You would think that someone could have planned ahead.
You would think someone could have foreseen the probability of this little difficulty and acted accordingly.
But no, at The Pyramid the night of the Memphis-Temple game, I had to wait outside in the freezing weather with several thousand other University of Memphis students while event staff tried to let us in one at a time.
We'd all probably still be standing there in line, if someone with a bit of intelligence hadn't come along and opened up a few more doors where more than one person could go through at time.
Granted, I've never seen a line at the student entrance during a Memphis basketball game before, but with Calipari-mania running wild, someone should have been able to figure out this would happen.
I bring this up because tonight the Tigers face UT-Martin at The Pyramid and I would rather not be stuck outside again when the opening buzzer sounds.
Believe it or not, this columnist is a rather avid U of M basketball fan. There's nothing that I hate more than missing the opening tip-off to a game that I arrived at 30 minutes early.
That is sheer stupidity and will drive away fans, like myself, if it keeps happening.
Therefore, I hope someone took some initiative and gave the students more than two doors to enter through.
While I'm on the subject of Tiger basketball, I've got another beef with how the students were treated at the last game.
You see, when I finally did get through the bottleneck they called the student entrance, I found out that there were no longer any seats left in the student section.
So now I'm late to the game AND sitting in the nosebleed section.
While I'm happy that Memphis is finally supporting our team, I'm upset that we students are getting a raw deal.
Not only did we lose our prime seats behind the Memphis bench in exchange for seats behind the goals, where you get a horrible view of the court, but there's not even enough of those lousy seats to hold all the students that come to the games.
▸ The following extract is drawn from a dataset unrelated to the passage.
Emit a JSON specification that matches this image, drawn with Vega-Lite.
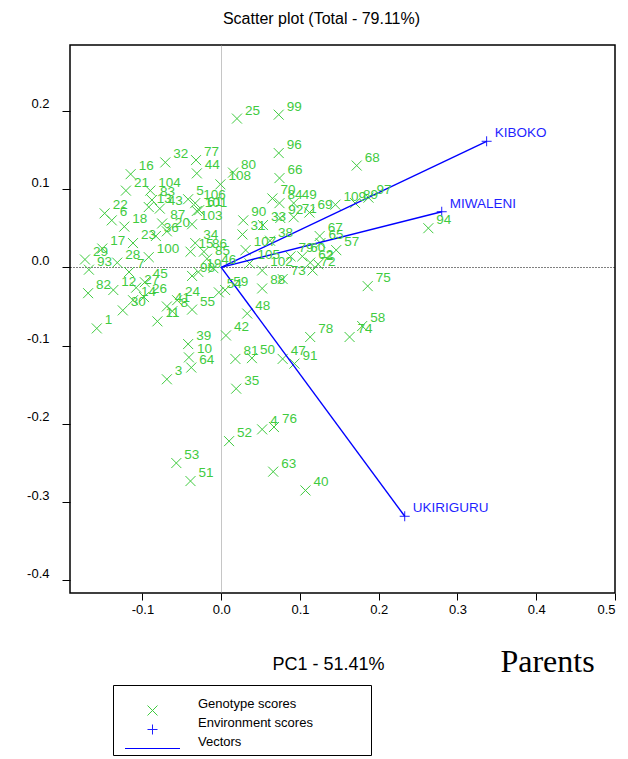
{
  "$schema": "https://vega.github.io/schema/vega-lite/v6.json",
  "autosize": {"type": "none"},
  "width": 545,
  "height": 548,
  "padding": {"left": 70, "top": 45, "right": 13, "bottom": 166},
  "background": "white",
  "title": {
    "text": "Scatter plot (Total - 79.11%)",
    "font": "Liberation Sans",
    "fontSize": 16,
    "fontWeight": "normal",
    "color": "black",
    "anchor": "middle",
    "frame": "group",
    "dx": -21,
    "offset": 2,
    "baseline": "bottom"
  },
  "config": {
    "view": {"stroke": "black", "strokeWidth": 1.5},
    "axis": {
      "domain": false,
      "tickColor": "black",
      "labelColor": "black",
      "labelFont": "Liberation Sans",
      "labelFontSize": 13,
      "titleColor": "black",
      "titleFontWeight": "normal",
      "gridWidth": 1
    },
    "legend": {
      "labelFont": "Liberation Sans",
      "labelFontSize": 13,
      "labelColor": "black",
      "labelBaseline": "bottom",
      "strokeColor": "black",
      "fillColor": "white",
      "padding": 4,
      "rowPadding": -2,
      "symbolSize": 100,
      "symbolStrokeWidth": 1,
      "symbolOffset": 29,
      "labelOffset": 39,
      "titleFont": "DejaVu Sans",
      "titleFontSize": 10,
      "titleFontWeight": "normal",
      "titlePadding": 5,
      "titleLimit": 400
    }
  },
  "datasets": {
    "scores": [
      {"name": "1", "PC1": -0.158, "PC2": -0.078, "group": "Genotype scores"},
      {"name": "2", "PC1": 0.123, "PC2": 0.004, "group": "Genotype scores"},
      {"name": "3", "PC1": -0.069, "PC2": -0.143, "group": "Genotype scores"},
      {"name": "4", "PC1": 0.052, "PC2": -0.207, "group": "Genotype scores"},
      {"name": "5", "PC1": -0.042, "PC2": 0.087, "group": "Genotype scores"},
      {"name": "6", "PC1": -0.139, "PC2": 0.060, "group": "Genotype scores"},
      {"name": "7", "PC1": -0.117, "PC2": -0.006, "group": "Genotype scores"},
      {"name": "8", "PC1": -0.062, "PC2": -0.056, "group": "Genotype scores"},
      {"name": "10", "PC1": -0.041, "PC2": -0.115, "group": "Genotype scores"},
      {"name": "11", "PC1": -0.081, "PC2": -0.069, "group": "Genotype scores"},
      {"name": "12", "PC1": -0.137, "PC2": -0.029, "group": "Genotype scores"},
      {"name": "13", "PC1": -0.092, "PC2": 0.077, "group": "Genotype scores"},
      {"name": "14", "PC1": -0.112, "PC2": -0.042, "group": "Genotype scores"},
      {"name": "15", "PC1": -0.039, "PC2": 0.020, "group": "Genotype scores"},
      {"name": "16", "PC1": -0.115, "PC2": 0.119, "group": "Genotype scores"},
      {"name": "17", "PC1": -0.151, "PC2": 0.024, "group": "Genotype scores"},
      {"name": "18", "PC1": -0.123, "PC2": 0.052, "group": "Genotype scores"},
      {"name": "19", "PC1": -0.029, "PC2": -0.006, "group": "Genotype scores"},
      {"name": "20", "PC1": -0.069, "PC2": 0.046, "group": "Genotype scores"},
      {"name": "21", "PC1": -0.121, "PC2": 0.098, "group": "Genotype scores"},
      {"name": "22", "PC1": -0.148, "PC2": 0.069, "group": "Genotype scores"},
      {"name": "23", "PC1": -0.112, "PC2": 0.031, "group": "Genotype scores"},
      {"name": "24", "PC1": -0.056, "PC2": -0.042, "group": "Genotype scores"},
      {"name": "25", "PC1": 0.020, "PC2": 0.190, "group": "Genotype scores"},
      {"name": "26", "PC1": -0.098, "PC2": -0.038, "group": "Genotype scores"},
      {"name": "27", "PC1": -0.108, "PC2": -0.026, "group": "Genotype scores"},
      {"name": "28", "PC1": -0.132, "PC2": 0.006, "group": "Genotype scores"},
      {"name": "29", "PC1": -0.173, "PC2": 0.010, "group": "Genotype scores"},
      {"name": "30", "PC1": -0.125, "PC2": -0.055, "group": "Genotype scores"},
      {"name": "31", "PC1": 0.027, "PC2": 0.042, "group": "Genotype scores"},
      {"name": "32", "PC1": -0.071, "PC2": 0.134, "group": "Genotype scores"},
      {"name": "33", "PC1": 0.053, "PC2": 0.054, "group": "Genotype scores"},
      {"name": "34", "PC1": -0.033, "PC2": 0.031, "group": "Genotype scores"},
      {"name": "35", "PC1": 0.019, "PC2": -0.155, "group": "Genotype scores"},
      {"name": "36", "PC1": -0.083, "PC2": 0.040, "group": "Genotype scores"},
      {"name": "38", "PC1": 0.062, "PC2": 0.034, "group": "Genotype scores"},
      {"name": "39", "PC1": -0.042, "PC2": -0.098, "group": "Genotype scores"},
      {"name": "40", "PC1": 0.107, "PC2": -0.285, "group": "Genotype scores"},
      {"name": "41", "PC1": -0.069, "PC2": -0.050, "group": "Genotype scores"},
      {"name": "42", "PC1": 0.006, "PC2": -0.087, "group": "Genotype scores"},
      {"name": "43", "PC1": -0.078, "PC2": 0.075, "group": "Genotype scores"},
      {"name": "44", "PC1": -0.031, "PC2": 0.120, "group": "Genotype scores"},
      {"name": "45", "PC1": -0.097, "PC2": -0.019, "group": "Genotype scores"},
      {"name": "46", "PC1": -0.010, "PC2": -0.001, "group": "Genotype scores"},
      {"name": "47", "PC1": 0.078, "PC2": -0.117, "group": "Genotype scores"},
      {"name": "48", "PC1": 0.033, "PC2": -0.059, "group": "Genotype scores"},
      {"name": "49", "PC1": 0.092, "PC2": 0.082, "group": "Genotype scores"},
      {"name": "50", "PC1": 0.039, "PC2": -0.116, "group": "Genotype scores"},
      {"name": "51", "PC1": -0.039, "PC2": -0.273, "group": "Genotype scores"},
      {"name": "52", "PC1": 0.010, "PC2": -0.222, "group": "Genotype scores"},
      {"name": "53", "PC1": -0.057, "PC2": -0.250, "group": "Genotype scores"},
      {"name": "54", "PC1": -0.003, "PC2": -0.032, "group": "Genotype scores"},
      {"name": "55", "PC1": -0.037, "PC2": -0.054, "group": "Genotype scores"},
      {"name": "57", "PC1": 0.146, "PC2": 0.022, "group": "Genotype scores"},
      {"name": "58", "PC1": 0.179, "PC2": -0.075, "group": "Genotype scores"},
      {"name": "59", "PC1": 0.005, "PC2": -0.029, "group": "Genotype scores"},
      {"name": "60", "PC1": 0.103, "PC2": 0.014, "group": "Genotype scores"},
      {"name": "61", "PC1": -0.028, "PC2": 0.073, "group": "Genotype scores"},
      {"name": "62", "PC1": 0.113, "PC2": 0.006, "group": "Genotype scores"},
      {"name": "63", "PC1": 0.066, "PC2": -0.261, "group": "Genotype scores"},
      {"name": "64", "PC1": -0.038, "PC2": -0.128, "group": "Genotype scores"},
      {"name": "65", "PC1": 0.126, "PC2": 0.031, "group": "Genotype scores"},
      {"name": "66", "PC1": 0.074, "PC2": 0.114, "group": "Genotype scores"},
      {"name": "67", "PC1": 0.125, "PC2": 0.040, "group": "Genotype scores"},
      {"name": "68", "PC1": 0.172, "PC2": 0.130, "group": "Genotype scores"},
      {"name": "69", "PC1": 0.112, "PC2": 0.070, "group": "Genotype scores"},
      {"name": "70", "PC1": 0.065, "PC2": 0.088, "group": "Genotype scores"},
      {"name": "71", "PC1": 0.092, "PC2": 0.064, "group": "Genotype scores"},
      {"name": "72", "PC1": 0.116, "PC2": -0.004, "group": "Genotype scores"},
      {"name": "73", "PC1": 0.078, "PC2": -0.015, "group": "Genotype scores"},
      {"name": "74", "PC1": 0.163, "PC2": -0.089, "group": "Genotype scores"},
      {"name": "75", "PC1": 0.186, "PC2": -0.024, "group": "Genotype scores"},
      {"name": "76", "PC1": 0.067, "PC2": -0.204, "group": "Genotype scores"},
      {"name": "77", "PC1": -0.032, "PC2": 0.137, "group": "Genotype scores"},
      {"name": "78", "PC1": 0.113, "PC2": -0.089, "group": "Genotype scores"},
      {"name": "79", "PC1": 0.088, "PC2": 0.014, "group": "Genotype scores"},
      {"name": "80", "PC1": 0.015, "PC2": 0.121, "group": "Genotype scores"},
      {"name": "81", "PC1": 0.018, "PC2": -0.117, "group": "Genotype scores"},
      {"name": "82", "PC1": -0.169, "PC2": -0.033, "group": "Genotype scores"},
      {"name": "83", "PC1": -0.088, "PC2": 0.086, "group": "Genotype scores"},
      {"name": "84", "PC1": 0.074, "PC2": 0.082, "group": "Genotype scores"},
      {"name": "85", "PC1": -0.018, "PC2": 0.011, "group": "Genotype scores"},
      {"name": "86", "PC1": -0.022, "PC2": 0.020, "group": "Genotype scores"},
      {"name": "87", "PC1": -0.075, "PC2": 0.056, "group": "Genotype scores"},
      {"name": "88", "PC1": 0.052, "PC2": -0.027, "group": "Genotype scores"},
      {"name": "89", "PC1": 0.170, "PC2": 0.082, "group": "Genotype scores"},
      {"name": "90", "PC1": 0.028, "PC2": 0.060, "group": "Genotype scores"},
      {"name": "91", "PC1": 0.093, "PC2": -0.123, "group": "Genotype scores"},
      {"name": "92", "PC1": 0.075, "PC2": 0.063, "group": "Genotype scores"},
      {"name": "93", "PC1": -0.168, "PC2": -0.003, "group": "Genotype scores"},
      {"name": "94", "PC1": 0.263, "PC2": 0.050, "group": "Genotype scores"},
      {"name": "96", "PC1": 0.073, "PC2": 0.146, "group": "Genotype scores"},
      {"name": "97", "PC1": 0.187, "PC2": 0.089, "group": "Genotype scores"},
      {"name": "98", "PC1": -0.037, "PC2": -0.011, "group": "Genotype scores"},
      {"name": "99", "PC1": 0.073, "PC2": 0.195, "group": "Genotype scores"},
      {"name": "100", "PC1": -0.092, "PC2": 0.013, "group": "Genotype scores"},
      {"name": "101", "PC1": -0.031, "PC2": 0.072, "group": "Genotype scores"},
      {"name": "102", "PC1": 0.052, "PC2": -0.004, "group": "Genotype scores"},
      {"name": "103", "PC1": -0.037, "PC2": 0.055, "group": "Genotype scores"},
      {"name": "104", "PC1": -0.090, "PC2": 0.098, "group": "Genotype scores"},
      {"name": "105", "PC1": 0.036, "PC2": 0.005, "group": "Genotype scores"},
      {"name": "106", "PC1": -0.033, "PC2": 0.082, "group": "Genotype scores"},
      {"name": "107", "PC1": 0.031, "PC2": 0.022, "group": "Genotype scores"},
      {"name": "108", "PC1": -0.001, "PC2": 0.106, "group": "Genotype scores"},
      {"name": "109", "PC1": 0.145, "PC2": 0.080, "group": "Genotype scores"},
      {"name": "KIBOKO", "PC1": 0.337, "PC2": 0.161, "group": "Environment scores"},
      {"name": "MIWALENI", "PC1": 0.280, "PC2": 0.071, "group": "Environment scores"},
      {"name": "UKIRIGURU", "PC1": 0.233, "PC2": -0.318, "group": "Environment scores"}
    ]
  },
  "data": {"name": "scores"},
  "encoding": {
    "x": {
      "field": "PC1",
      "type": "quantitative",
      "scale": {"domain": [-0.192, 0.5], "nice": false, "zero": false},
      "axis": {
        "values": [-0.1, 0, 0.1, 0.2, 0.3, 0.4, 0.5],
        "labelExpr": "datum.value < 0 ? '-' + format(-datum.value, '.1f') : format(datum.value, '.1f')",
        "tickSize": 7,
        "labelPadding": 3,
        "grid": true,
        "gridColor": {"condition": {"test": "datum.value === 0", "value": "#8c8c8c"}, "value": "transparent"},
        "gridDash": [1, 1],
        "title": "PC1 - 51.41%",
        "titleFont": "Liberation Sans",
        "titleFontSize": 18,
        "titleX": 258,
        "titleY": 71,
        "titleAlign": "center",
        "titleBaseline": "middle"
      }
    },
    "y": {
      "field": "PC2",
      "type": "quantitative",
      "scale": {"domain": [-0.416, 0.284], "nice": false, "zero": false},
      "axis": {
        "values": [-0.4, -0.3, -0.2, -0.1, 0, 0.1, 0.2],
        "labelExpr": "datum.value < 0 ? '-' + format(-datum.value, '.1f') : format(datum.value, '.1f')",
        "tickSize": 8,
        "labelPadding": 13,
        "labelOffset": -7,
        "grid": true,
        "gridColor": {"condition": {"test": "datum.value === 0", "value": "black"}, "value": "transparent"},
        "gridDash": [1, 2],
        "title": "Parents",
        "titleFont": "Liberation Serif",
        "titleFontSize": 32,
        "titleAngle": 0,
        "titleX": 477,
        "titleY": 616,
        "titleAlign": "center",
        "titleBaseline": "middle"
      }
    }
  },
  "layer": [
    {
      "mark": {"type": "point", "filled": false, "size": 100, "strokeWidth": 1, "opacity": 1},
      "encoding": {
        "shape": {
          "field": "group",
          "type": "nominal",
          "scale": {
            "domain": ["Genotype scores", "Environment scores", "Vectors"],
            "range": ["M-1,-1L1,1M-1,1L1,-1", "M-1,0L1,0M0,-1L0,1", "M-5.5,0L5.5,0"]
          },
          "legend": {
            "title": "\u2800\u2800\u2800\u2800\u2800\u2800\u2800\u2800\u2800\u2800\u2800\u2800\u2800\u2800\u2800\u2800\u2800\u2800\u2800\u2800\u2800\u2800\u2800\u2800\u2800\u2800\u2800\u2800\u2800\u2800\u2800\u2800\u2800\u2800",
            "orient": "none",
            "legendX": 43,
            "legendY": 640
          }
        },
        "color": {
          "field": "group",
          "type": "nominal",
          "scale": {
            "domain": ["Genotype scores", "Environment scores", "Vectors"],
            "range": ["#3fcb3f", "#1f1fff", "#0000ff"]
          },
          "legend": {
            "title": "\u2800\u2800\u2800\u2800\u2800\u2800\u2800\u2800\u2800\u2800\u2800\u2800\u2800\u2800\u2800\u2800\u2800\u2800\u2800\u2800\u2800\u2800\u2800\u2800\u2800\u2800\u2800\u2800\u2800\u2800\u2800\u2800\u2800\u2800",
            "orient": "none",
            "legendX": 43,
            "legendY": 640
          }
        }
      }
    },
    {
      "transform": [{"filter": "datum.group === 'Environment scores'"}],
      "mark": {"type": "rule", "stroke": "#0000ff", "strokeWidth": 1.4},
      "encoding": {
        "x2": {"datum": 0},
        "y2": {"datum": 0}
      }
    },
    {
      "mark": {"type": "text", "align": "left", "baseline": "middle", "dx": 8, "dy": -8, "font": "Liberation Sans", "fontSize": 13.5},
      "encoding": {
        "text": {"field": "name"},
        "color": {"field": "group", "type": "nominal", "legend": null}
      }
    }
  ]
}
It seems to me that we students are being treated like second-class citizens now that there are actually people buying tickets. While that makes sense business-wise, it doesn't make much sense if the school is really trying to get the students behind this team.
We'll see tonight if anything has changed. If it hasn't, then I don't know what to say -- other than they've had their chance and I'll just have to listen to the games on the radio from now on.